-- START OF Data provided --
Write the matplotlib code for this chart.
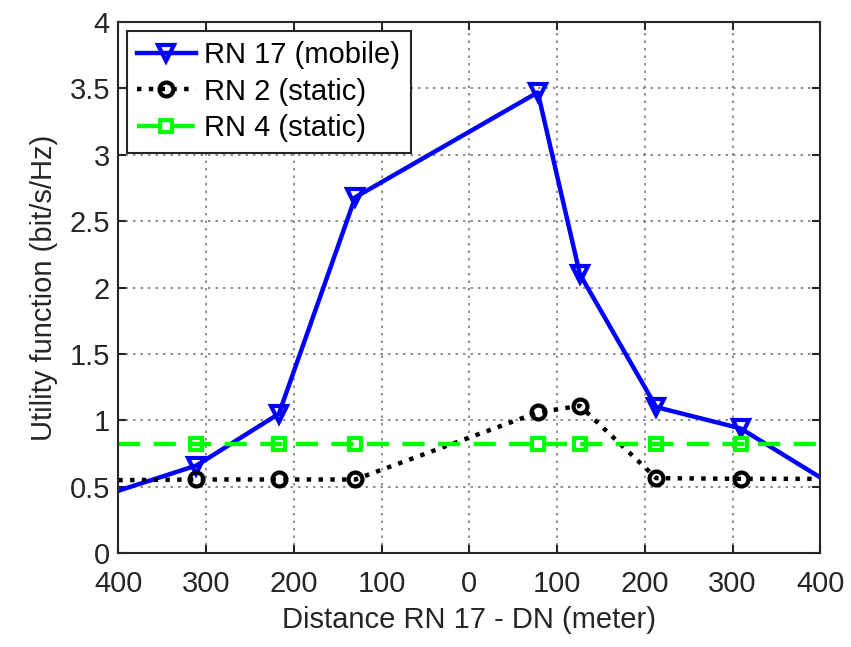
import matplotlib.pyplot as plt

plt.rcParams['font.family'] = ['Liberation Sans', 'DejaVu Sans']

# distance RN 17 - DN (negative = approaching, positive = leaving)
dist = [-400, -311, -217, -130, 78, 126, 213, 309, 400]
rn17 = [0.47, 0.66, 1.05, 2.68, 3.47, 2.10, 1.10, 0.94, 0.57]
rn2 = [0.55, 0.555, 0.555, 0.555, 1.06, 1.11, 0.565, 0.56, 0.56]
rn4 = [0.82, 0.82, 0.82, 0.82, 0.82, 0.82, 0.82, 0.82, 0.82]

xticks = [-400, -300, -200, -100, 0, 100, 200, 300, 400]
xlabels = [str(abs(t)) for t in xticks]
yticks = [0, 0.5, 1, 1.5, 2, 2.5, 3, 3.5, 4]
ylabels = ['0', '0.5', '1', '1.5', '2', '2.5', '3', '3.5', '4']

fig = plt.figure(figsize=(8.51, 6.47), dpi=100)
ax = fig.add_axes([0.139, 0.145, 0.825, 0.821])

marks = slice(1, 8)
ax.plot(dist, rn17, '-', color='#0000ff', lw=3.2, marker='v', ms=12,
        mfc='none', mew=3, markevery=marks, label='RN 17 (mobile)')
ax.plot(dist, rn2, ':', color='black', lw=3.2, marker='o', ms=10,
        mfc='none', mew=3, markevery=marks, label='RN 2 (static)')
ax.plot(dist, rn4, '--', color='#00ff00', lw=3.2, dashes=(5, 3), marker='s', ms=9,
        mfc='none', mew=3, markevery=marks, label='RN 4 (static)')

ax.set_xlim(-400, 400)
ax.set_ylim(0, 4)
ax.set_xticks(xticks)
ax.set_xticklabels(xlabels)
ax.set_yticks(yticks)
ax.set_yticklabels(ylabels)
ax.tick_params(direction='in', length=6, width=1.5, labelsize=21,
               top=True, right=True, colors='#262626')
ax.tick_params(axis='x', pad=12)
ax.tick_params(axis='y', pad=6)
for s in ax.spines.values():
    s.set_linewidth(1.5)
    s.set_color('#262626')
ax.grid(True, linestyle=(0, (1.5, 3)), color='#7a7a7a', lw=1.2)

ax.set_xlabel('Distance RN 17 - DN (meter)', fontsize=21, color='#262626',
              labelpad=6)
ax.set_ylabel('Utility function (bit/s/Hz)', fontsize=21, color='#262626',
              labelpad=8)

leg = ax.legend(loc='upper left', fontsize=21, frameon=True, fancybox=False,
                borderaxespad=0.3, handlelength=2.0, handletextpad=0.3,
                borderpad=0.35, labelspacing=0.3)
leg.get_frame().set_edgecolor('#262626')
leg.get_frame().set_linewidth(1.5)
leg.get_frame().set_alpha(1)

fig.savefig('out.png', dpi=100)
-- END OF Data provided --
■ Set exercise
Write out exactly the opening lines of the data, stopping after the line that holds "rn4 = [0.82, 0.82, 0.82, 0.82, 0.82, 0.82, 0.82, 0.82, 0.82]". Exclude pictures.

■ Answer for the task
Write the matplotlib code for this chart.
import matplotlib.pyplot as plt

plt.rcParams['font.family'] = ['Liberation Sans', 'DejaVu Sans']

# distance RN 17 - DN (negative = approaching, positive = leaving)
dist = [-400, -311, -217, -130, 78, 126, 213, 309, 400]
rn17 = [0.47, 0.66, 1.05, 2.68, 3.47, 2.10, 1.10, 0.94, 0.57]
rn2 = [0.55, 0.555, 0.555, 0.555, 1.06, 1.11, 0.565, 0.56, 0.56]
rn4 = [0.82, 0.82, 0.82, 0.82, 0.82, 0.82, 0.82, 0.82, 0.82]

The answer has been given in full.